-- Begin ENTRIES PROVIDED --

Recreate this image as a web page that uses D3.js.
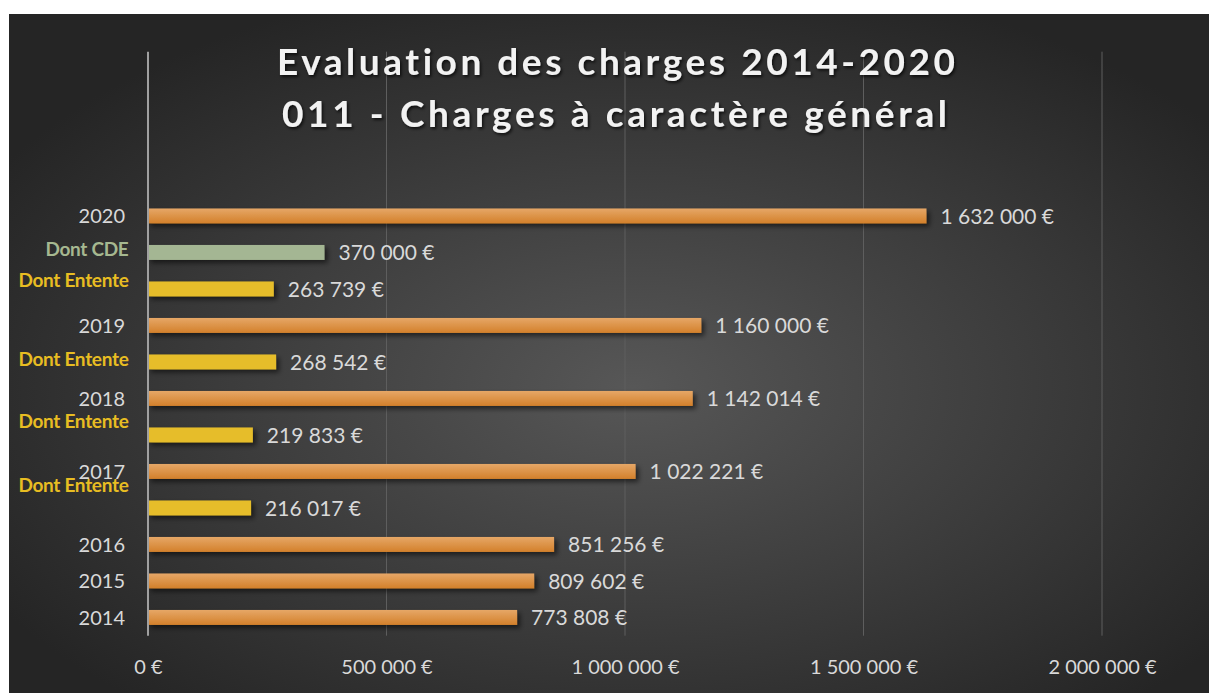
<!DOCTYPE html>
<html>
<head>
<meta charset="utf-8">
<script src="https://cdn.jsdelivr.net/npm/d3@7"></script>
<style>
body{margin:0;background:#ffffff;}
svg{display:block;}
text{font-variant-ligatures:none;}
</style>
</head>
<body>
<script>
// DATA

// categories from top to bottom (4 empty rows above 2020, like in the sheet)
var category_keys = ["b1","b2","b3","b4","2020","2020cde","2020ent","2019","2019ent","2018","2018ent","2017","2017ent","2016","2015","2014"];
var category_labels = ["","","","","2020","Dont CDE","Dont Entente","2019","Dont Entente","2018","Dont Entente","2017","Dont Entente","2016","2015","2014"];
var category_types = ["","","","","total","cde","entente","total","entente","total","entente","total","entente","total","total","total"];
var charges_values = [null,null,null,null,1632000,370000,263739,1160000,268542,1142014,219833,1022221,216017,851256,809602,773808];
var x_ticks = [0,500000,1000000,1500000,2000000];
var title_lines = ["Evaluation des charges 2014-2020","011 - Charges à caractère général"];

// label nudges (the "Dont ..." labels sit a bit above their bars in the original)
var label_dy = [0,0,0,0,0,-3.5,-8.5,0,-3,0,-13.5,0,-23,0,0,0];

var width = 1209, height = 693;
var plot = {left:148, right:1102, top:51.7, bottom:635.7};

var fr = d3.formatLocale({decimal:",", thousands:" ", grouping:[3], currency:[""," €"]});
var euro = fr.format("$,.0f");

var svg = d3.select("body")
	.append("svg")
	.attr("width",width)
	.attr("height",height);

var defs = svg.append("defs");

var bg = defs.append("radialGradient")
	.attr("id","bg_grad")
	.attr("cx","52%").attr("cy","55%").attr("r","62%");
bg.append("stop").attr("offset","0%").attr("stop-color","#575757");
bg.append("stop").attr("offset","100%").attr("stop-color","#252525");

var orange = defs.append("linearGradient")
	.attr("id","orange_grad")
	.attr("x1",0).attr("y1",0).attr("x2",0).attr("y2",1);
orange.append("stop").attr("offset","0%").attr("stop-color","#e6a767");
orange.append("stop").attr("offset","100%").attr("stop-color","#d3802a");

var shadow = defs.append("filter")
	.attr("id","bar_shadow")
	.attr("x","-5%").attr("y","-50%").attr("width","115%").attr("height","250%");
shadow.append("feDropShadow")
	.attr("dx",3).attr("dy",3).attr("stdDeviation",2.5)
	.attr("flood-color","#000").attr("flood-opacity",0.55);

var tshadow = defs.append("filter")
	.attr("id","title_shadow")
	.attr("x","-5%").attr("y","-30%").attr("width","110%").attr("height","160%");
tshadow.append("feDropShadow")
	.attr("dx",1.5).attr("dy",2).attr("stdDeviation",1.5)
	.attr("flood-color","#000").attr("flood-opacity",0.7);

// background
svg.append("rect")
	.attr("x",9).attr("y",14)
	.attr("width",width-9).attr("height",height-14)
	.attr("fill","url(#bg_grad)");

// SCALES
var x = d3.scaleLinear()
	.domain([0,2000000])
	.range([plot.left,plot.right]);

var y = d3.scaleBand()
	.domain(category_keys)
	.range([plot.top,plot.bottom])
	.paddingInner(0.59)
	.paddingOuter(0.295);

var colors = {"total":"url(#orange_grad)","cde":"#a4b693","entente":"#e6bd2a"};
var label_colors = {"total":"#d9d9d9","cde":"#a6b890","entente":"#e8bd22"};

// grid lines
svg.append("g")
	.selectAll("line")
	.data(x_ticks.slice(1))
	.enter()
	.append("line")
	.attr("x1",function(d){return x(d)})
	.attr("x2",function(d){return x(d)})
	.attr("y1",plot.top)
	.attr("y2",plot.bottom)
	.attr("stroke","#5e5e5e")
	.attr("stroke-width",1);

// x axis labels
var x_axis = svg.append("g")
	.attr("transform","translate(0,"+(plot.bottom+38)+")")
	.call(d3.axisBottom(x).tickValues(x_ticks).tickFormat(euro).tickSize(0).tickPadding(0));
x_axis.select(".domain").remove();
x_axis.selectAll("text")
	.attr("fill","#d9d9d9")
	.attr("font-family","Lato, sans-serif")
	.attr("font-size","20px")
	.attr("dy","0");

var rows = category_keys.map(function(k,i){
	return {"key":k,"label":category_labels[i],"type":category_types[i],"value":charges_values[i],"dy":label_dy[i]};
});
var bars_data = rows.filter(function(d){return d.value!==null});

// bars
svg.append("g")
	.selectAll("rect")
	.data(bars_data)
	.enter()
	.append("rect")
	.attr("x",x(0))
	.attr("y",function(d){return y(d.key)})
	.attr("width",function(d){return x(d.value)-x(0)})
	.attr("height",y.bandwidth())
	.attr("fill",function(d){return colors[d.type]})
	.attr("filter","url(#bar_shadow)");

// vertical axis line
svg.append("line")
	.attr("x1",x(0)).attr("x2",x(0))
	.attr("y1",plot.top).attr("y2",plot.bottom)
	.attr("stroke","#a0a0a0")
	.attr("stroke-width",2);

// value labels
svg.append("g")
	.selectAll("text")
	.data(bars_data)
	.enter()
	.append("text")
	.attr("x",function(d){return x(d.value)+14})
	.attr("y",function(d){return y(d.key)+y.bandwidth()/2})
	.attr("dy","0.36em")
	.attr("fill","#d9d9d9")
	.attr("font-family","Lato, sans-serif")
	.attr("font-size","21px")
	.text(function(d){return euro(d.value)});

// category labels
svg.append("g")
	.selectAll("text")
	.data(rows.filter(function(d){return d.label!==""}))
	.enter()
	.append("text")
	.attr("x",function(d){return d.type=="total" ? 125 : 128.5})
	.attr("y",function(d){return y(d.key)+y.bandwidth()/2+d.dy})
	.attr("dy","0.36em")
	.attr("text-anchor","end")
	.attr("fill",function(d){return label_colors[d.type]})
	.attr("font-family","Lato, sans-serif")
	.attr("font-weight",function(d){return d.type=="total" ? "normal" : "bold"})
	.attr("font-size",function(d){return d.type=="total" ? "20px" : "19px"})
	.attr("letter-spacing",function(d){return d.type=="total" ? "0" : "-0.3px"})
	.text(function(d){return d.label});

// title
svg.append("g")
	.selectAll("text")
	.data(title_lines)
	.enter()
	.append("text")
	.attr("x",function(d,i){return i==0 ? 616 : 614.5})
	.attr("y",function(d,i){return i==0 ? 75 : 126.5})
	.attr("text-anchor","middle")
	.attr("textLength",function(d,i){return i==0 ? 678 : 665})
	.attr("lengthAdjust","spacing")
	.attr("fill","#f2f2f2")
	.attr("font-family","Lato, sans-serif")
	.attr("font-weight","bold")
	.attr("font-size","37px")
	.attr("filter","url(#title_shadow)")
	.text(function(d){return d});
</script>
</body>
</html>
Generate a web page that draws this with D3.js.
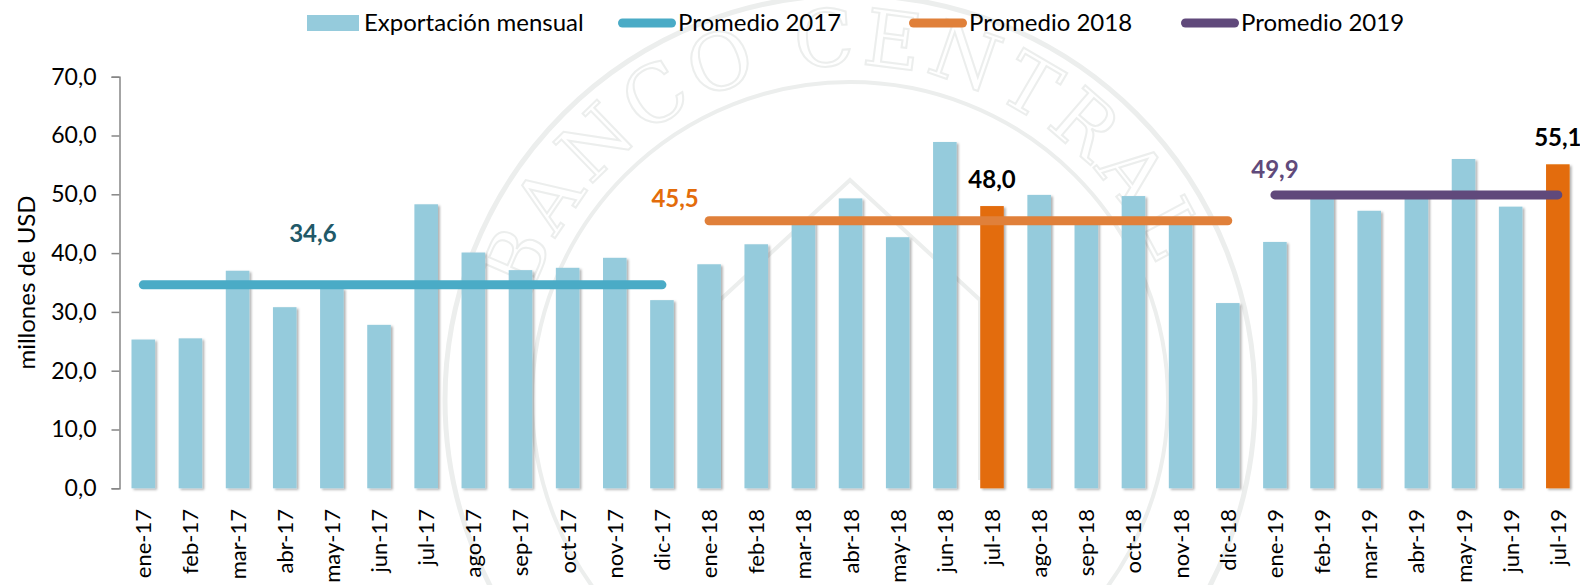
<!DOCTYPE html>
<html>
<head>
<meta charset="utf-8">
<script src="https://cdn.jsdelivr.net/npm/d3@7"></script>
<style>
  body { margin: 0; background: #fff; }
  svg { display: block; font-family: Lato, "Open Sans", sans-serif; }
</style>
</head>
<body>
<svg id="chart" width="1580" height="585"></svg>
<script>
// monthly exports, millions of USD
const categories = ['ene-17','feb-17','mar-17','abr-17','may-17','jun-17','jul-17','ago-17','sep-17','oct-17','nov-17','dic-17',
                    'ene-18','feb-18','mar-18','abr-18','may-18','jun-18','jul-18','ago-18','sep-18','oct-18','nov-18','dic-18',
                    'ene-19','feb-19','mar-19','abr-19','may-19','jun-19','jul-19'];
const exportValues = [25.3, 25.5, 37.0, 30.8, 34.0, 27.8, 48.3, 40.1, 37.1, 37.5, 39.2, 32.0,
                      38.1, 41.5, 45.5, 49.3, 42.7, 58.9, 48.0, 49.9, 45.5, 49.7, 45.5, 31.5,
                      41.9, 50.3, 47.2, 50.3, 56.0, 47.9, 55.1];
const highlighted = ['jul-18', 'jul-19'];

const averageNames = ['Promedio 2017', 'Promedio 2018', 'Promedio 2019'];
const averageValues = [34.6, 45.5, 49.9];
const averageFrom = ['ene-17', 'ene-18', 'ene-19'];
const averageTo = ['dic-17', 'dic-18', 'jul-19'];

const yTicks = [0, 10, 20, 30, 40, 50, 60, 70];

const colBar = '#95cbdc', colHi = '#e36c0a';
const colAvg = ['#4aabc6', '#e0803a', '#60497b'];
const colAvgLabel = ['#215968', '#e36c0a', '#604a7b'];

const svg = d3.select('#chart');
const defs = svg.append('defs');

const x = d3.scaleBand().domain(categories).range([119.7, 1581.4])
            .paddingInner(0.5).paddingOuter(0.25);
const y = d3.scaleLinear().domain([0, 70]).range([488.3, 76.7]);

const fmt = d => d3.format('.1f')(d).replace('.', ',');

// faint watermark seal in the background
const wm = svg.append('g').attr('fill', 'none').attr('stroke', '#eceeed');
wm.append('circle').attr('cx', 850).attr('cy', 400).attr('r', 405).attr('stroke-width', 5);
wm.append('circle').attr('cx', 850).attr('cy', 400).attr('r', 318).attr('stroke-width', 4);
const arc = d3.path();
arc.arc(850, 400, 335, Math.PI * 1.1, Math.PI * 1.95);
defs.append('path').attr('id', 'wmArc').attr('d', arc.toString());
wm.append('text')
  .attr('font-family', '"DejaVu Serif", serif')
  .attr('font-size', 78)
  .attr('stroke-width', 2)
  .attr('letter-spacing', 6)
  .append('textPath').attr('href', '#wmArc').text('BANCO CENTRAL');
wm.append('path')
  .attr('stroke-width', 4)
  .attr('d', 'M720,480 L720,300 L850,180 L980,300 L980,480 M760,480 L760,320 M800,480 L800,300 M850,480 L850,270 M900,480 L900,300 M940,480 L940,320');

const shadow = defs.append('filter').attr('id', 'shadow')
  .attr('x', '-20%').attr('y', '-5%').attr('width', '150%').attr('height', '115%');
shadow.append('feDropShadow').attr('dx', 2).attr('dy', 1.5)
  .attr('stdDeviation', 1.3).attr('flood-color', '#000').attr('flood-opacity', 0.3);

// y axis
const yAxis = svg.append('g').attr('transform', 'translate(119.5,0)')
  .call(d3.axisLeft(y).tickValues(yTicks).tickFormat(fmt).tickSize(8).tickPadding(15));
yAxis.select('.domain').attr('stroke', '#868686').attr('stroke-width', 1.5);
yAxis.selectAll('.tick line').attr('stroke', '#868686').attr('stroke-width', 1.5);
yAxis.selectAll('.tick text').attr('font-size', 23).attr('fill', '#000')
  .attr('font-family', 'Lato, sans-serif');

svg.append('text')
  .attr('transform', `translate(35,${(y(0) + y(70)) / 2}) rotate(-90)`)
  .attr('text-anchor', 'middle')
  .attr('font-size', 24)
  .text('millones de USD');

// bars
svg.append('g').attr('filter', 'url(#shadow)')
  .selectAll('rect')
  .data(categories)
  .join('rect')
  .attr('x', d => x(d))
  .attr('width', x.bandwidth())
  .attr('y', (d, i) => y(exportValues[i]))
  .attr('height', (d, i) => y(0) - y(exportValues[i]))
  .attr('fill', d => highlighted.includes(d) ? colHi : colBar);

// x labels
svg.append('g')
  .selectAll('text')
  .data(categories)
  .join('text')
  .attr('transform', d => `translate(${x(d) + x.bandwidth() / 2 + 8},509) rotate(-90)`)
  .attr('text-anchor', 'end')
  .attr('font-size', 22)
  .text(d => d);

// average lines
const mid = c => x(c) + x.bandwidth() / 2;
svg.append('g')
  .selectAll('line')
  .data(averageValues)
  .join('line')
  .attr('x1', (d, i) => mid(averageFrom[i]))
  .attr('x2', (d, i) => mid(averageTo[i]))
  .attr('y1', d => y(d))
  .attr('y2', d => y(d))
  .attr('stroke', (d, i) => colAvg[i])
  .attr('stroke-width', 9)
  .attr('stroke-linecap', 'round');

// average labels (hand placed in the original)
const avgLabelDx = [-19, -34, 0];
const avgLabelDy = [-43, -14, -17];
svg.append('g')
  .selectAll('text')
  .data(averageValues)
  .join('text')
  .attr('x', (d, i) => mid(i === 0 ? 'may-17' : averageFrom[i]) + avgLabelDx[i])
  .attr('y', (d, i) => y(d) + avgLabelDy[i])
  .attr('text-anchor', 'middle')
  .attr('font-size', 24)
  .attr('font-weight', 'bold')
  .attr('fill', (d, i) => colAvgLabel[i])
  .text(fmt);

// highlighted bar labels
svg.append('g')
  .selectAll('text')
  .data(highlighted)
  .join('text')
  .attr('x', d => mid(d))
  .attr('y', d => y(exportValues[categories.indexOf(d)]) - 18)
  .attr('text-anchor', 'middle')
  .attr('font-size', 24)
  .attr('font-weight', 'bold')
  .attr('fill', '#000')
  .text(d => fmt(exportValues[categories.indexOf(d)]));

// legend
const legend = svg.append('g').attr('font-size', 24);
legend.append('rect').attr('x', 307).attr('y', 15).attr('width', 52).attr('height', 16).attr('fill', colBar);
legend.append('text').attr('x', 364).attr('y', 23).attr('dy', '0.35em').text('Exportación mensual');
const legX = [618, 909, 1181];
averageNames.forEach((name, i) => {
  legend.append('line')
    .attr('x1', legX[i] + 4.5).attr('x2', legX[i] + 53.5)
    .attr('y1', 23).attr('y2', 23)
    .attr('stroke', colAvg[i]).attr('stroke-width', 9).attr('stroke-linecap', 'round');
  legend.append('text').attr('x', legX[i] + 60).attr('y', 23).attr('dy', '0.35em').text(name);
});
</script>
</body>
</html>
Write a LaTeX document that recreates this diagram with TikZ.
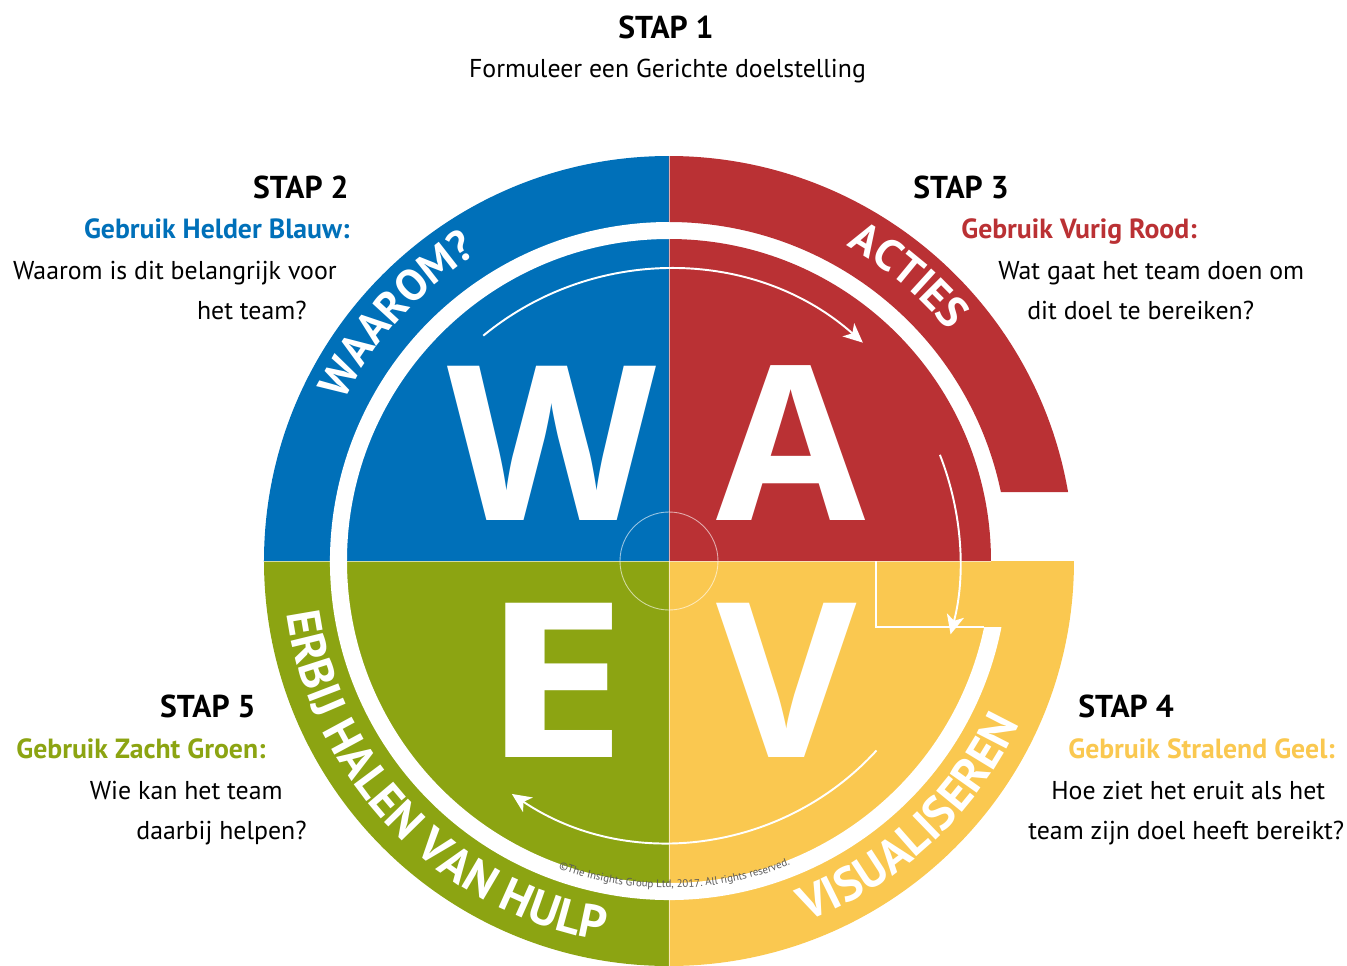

-- End ENTRIES PROVIDED --

TASK INSTRUCTIONS: Gather every line containing the word "page" and copy it.

RESPONSE BELOW:
Recreate this image as a web page that uses D3.js.
Generate a web page that draws this with D3.js.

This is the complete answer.